The product of integrable random variables need not be integrable

Question

The product of integrable random variables need not be integrable

@Did gave a great example showing that in general the product of two Lebesgue integrable functions need not be integrable. I thought I could just tweak that example and prove this. However, I found the ``tweaking'' is not easy. Suppose random variable $X,Y\in L^{1}$. It means that $E(X),E(Y)<+\infty$ , that is, $\int XdP,\int YdP<+\infty$. I want to find an example where $\int XYdP$ is infinite.

The problem with the definition of expectation is that it is not convenient to calculate. The convenient way of computing the expectation is to use the density function : $E(X)=\int_{-\infty}^{\infty}xf(x)dx$ . However, if I use the density function, then unless $X$ and $Y$ are independent, contructing the density function for $XY$ and making $E(XY)$ infinite will be tricky.

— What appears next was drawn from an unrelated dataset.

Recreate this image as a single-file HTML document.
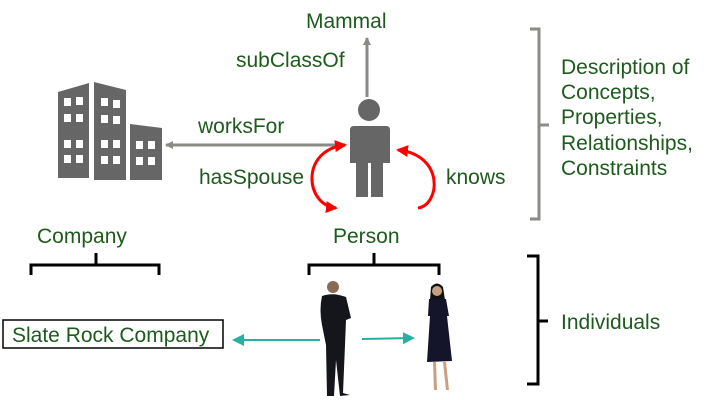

Any suggestion? Thank you.

Answer 1

Explaining the ingredients of the counterexample by Did:

1. Taking $X=Y$ does not limit our chances of finding a counterexample, because $XY\le X^2+Y^2$. (So, if $XY$ has infinite expected value, then one of $X^2$ and $Y^2$ does too.)
2. The focus is on the large values of $X$, because this is where squaring hurts.
3. The integral that gives the expected value of $X$ should converge, but not too rapidly (like the Gaussian), more like $\int_1^\infty x^{-p}\,dx$ with $p>1$ to be determined.
4. According to 3, the pdf of $X$ is $c_px^{-p-1}\cdot [x>1]$ where $c_p$ is normalization constant and $[\ \ ]$ the Iverson bracket.
5. Instead of computing the pdf of $X^2$, we can directly calculate $E(X^2)$ using the pdf of $X$: it is $c_p\int_1^\infty x^2x^{-p-1}\,dx=c_p\int_1^\infty x^{-p+1}\,dx$
6. The integral in 5 diverges when $p\le 2$. Thus, any $p$ in the range $1< p\le 2$ could be used. We can just as well pick the integer value $p=2$.